One very interesting lesson from the Top500 list is that yesterday's supercomputers have suddenly become "affordable." If, for argument's sake, we define a supercomputer to be a machine that is a thousand times faster than the average desktop computer, and if we agree that hooking up desktop computers in parallel is one way to make a supercomputer, it follows that any institution or company that can afford to set aside 1,000 desktop machines--and invest in the communications software to link them--can own a supercomputer.

That is extremely good news for universities and corporations and for society at large. These machines will become miniaturized, and they will become ubiquitous. A step up in commonly available computer power is to be expected.

Some are predicting a minor "revolution" in computing similar to what happened many years ago, when the VAX computer became "everyman's mainframe." Small cluster computers have already been popping up in departmental labs and within academic research groups. Now, clusters at the frontline of performance can be assembled and run anywhere, more or less. The consequences could be truly dramatic.

The great strength of universities is to show what is possible through proof-of-principle experiments and inventions. Machines like Virginia Tech X fall squarely into this category.

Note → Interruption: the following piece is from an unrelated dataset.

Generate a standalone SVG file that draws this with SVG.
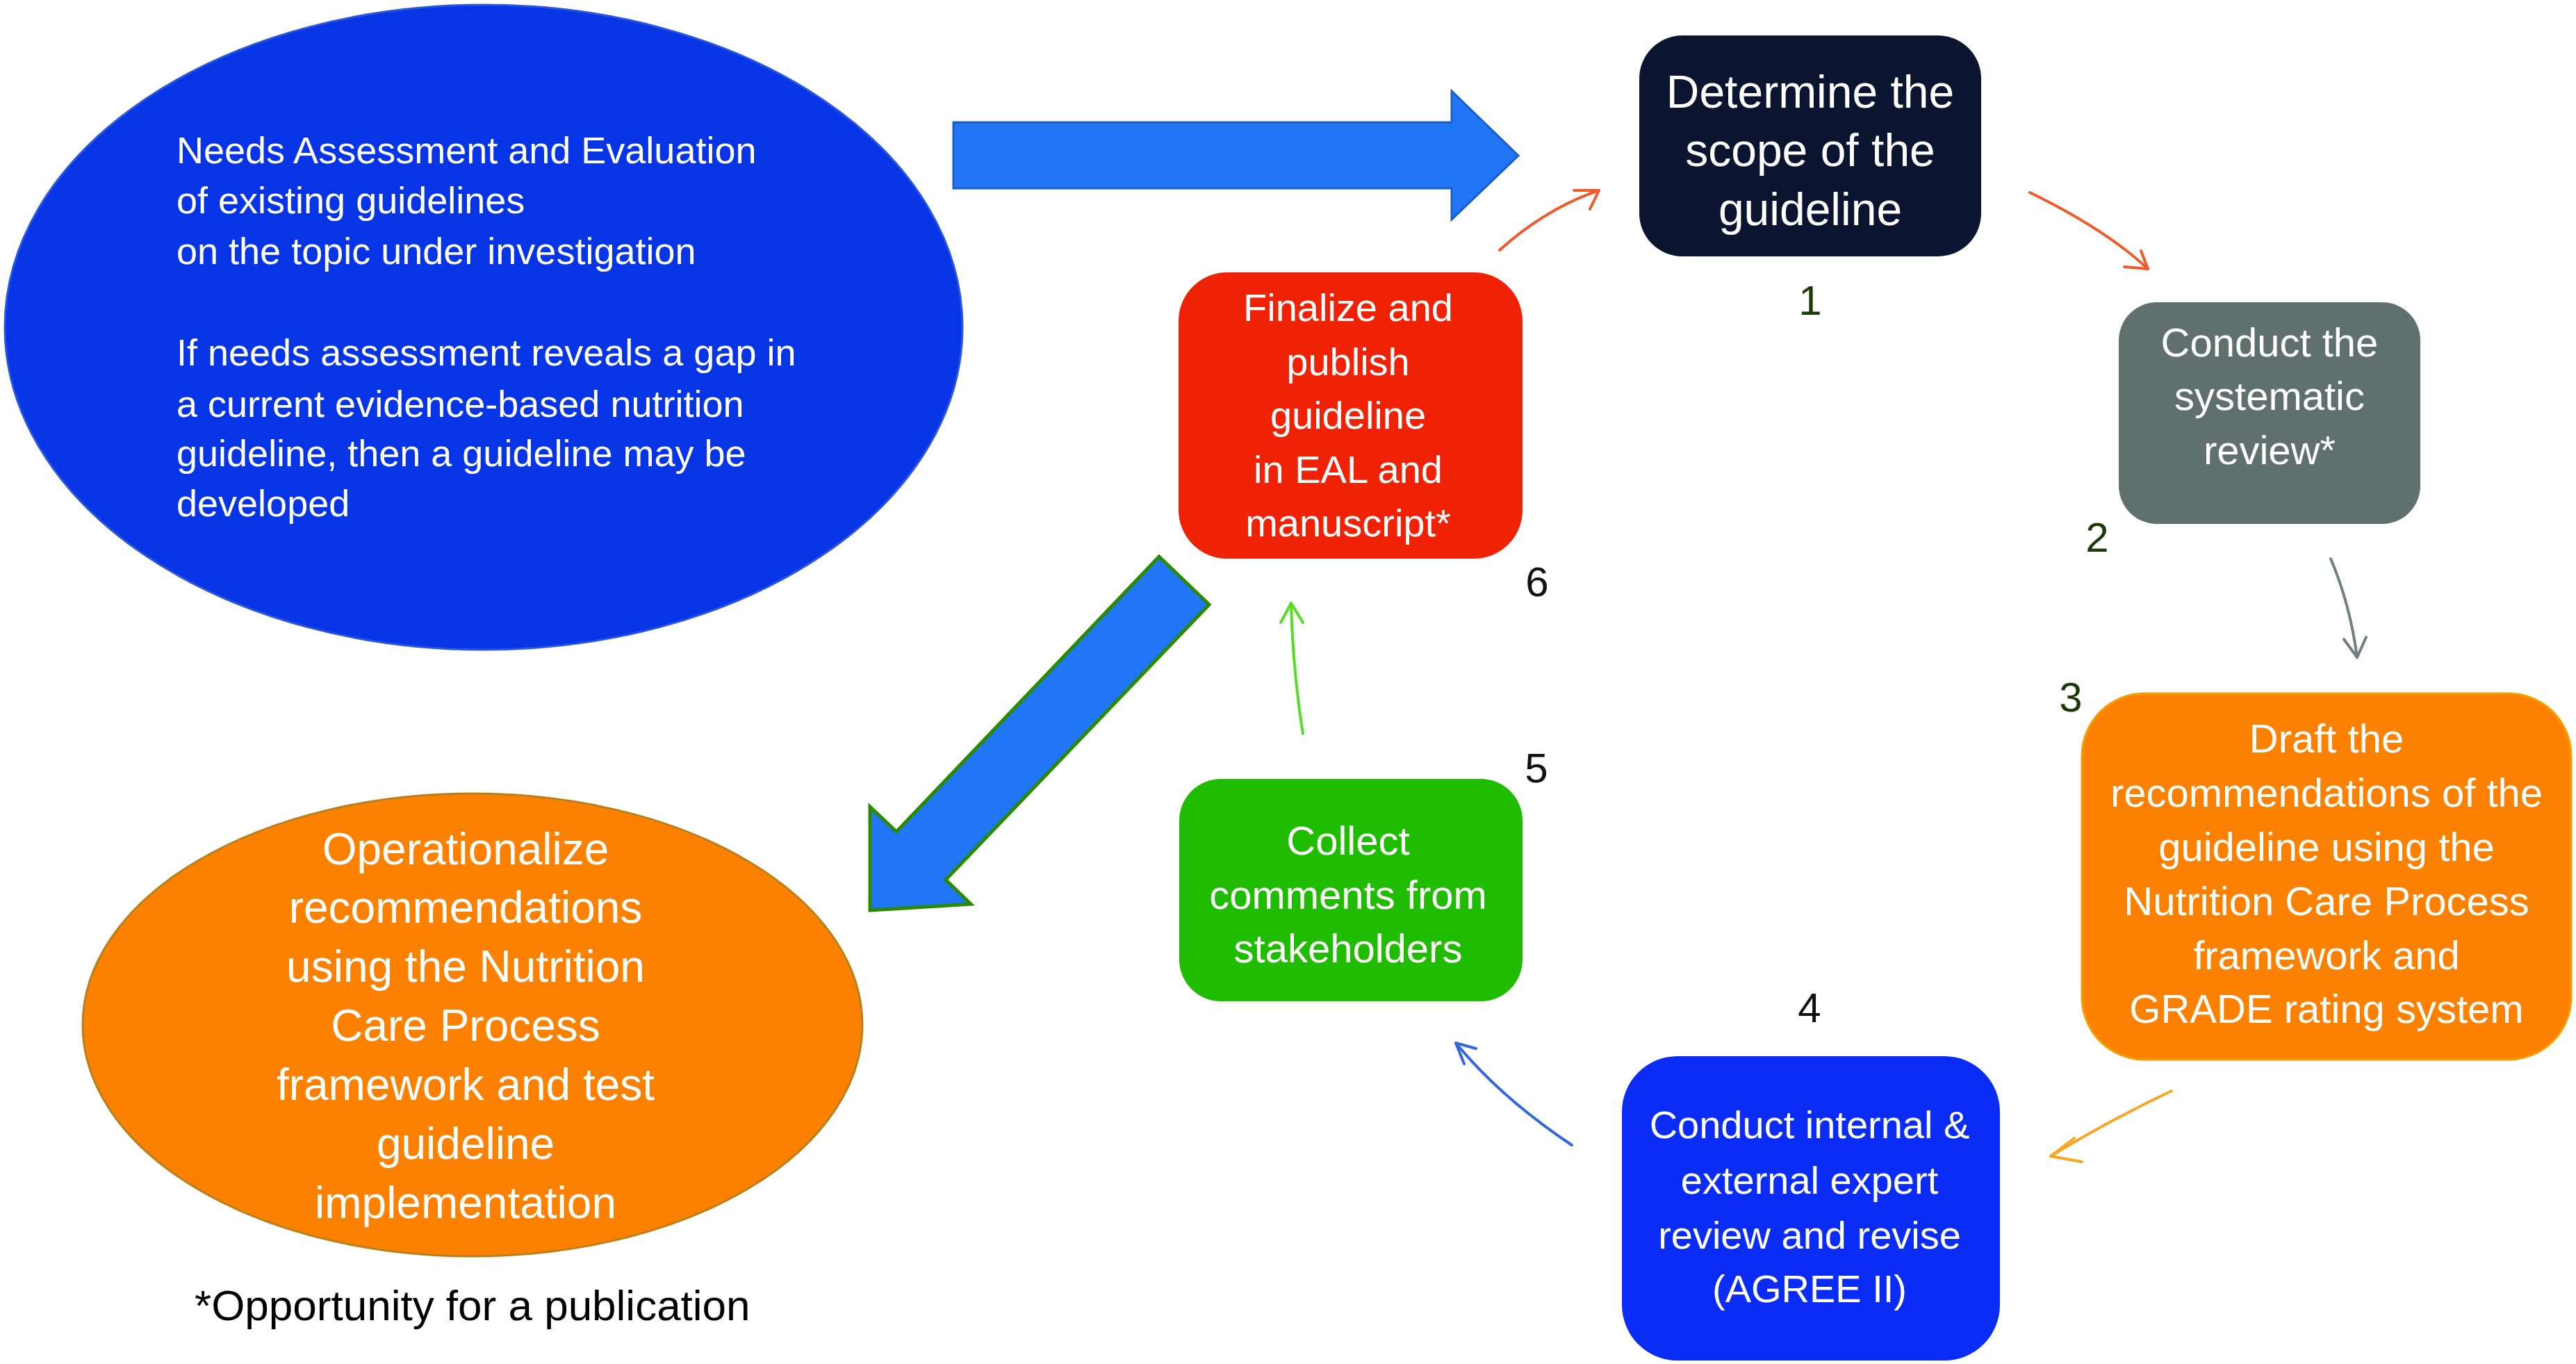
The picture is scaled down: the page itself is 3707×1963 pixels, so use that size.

The challenge in bringing such proofs of principle to the marketplace generally falls to other sectors of our society, but entrepreneurial faculty often play a role. Most faculty members derive tremendous pleasure from seeing a brainchild of their research in use. Hopefully, individuals who profit from university research--and the societal stakeholders for higher education at large--will understand how to sustain this university "engine" of good ideas and innovations.